Medo verde. Quantas prisões não ousam dizer seus nomes.

Monday, June 14, 2010

Silêncios

Quando Emereciano chegou ali pela primeira vez, era noite de frio. O lugar não tinha mais de seiscentos moradores mas a proximidade do porto garantia algum movimento. Descer a serra era empreitada de muitos dias, molhados em águas torrenciais nos meses de chuva. Mata quase virgem onde abundavam jequitibás, guapuruvas, num mundo de troncos e cipós. O cheiro das orquídeas impressionando tropeiros, e o rugido de onças em noites de lua.

Nas curvas do caminho, clareiras abertas aqui e ali na picada descendo, os olhos se enchiam na visão do mar. Águas que curavam, diziam uns, as muitas ondas.

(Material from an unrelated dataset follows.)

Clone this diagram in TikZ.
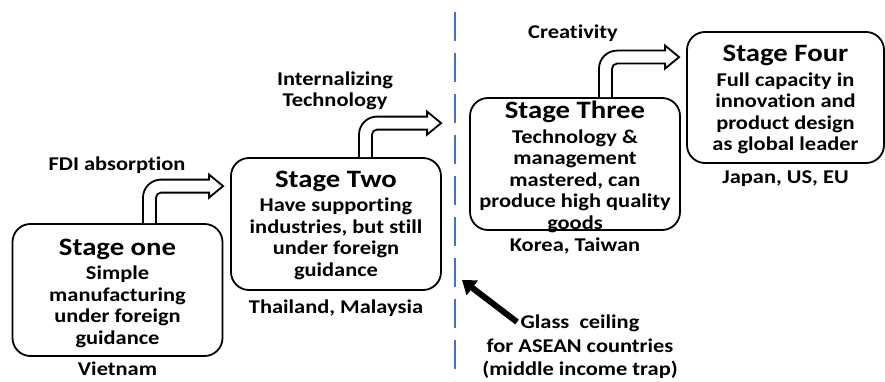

Trazendo carga das minas, Emereciano voltava levando sal. Fez isso por muito tempo, descendo em noites de lua. Durante os anos, enquanto esperava, se acomodava no largo da igreja do Rosário em silêncio. Fumando.

Behind another blue

She could not leave

Sunday, June 13, 2010

"Foi por amar que ela se amasiou com a tal solidão do lugar..."

Os anos de homilías, as preçes, deixavam marcas nas pessoas e nas coisas.
Depois que o café foi embora, enquanto os morros da região podiam enfim reclamar outra vez o que lhes havia sempre pertencido, fechando caminhos, cercando a cidade alimentada por fantasmas de escravos e de viajantes de tropas, os que ficaram se refletiam em sermões. Recitando hinos, repetindo sacramentos, tocando em solo santificado como uma ponte para a salvação, agarravam-se a poderes que não podiam ver.
E ali, por tanto tempo, ela esperou.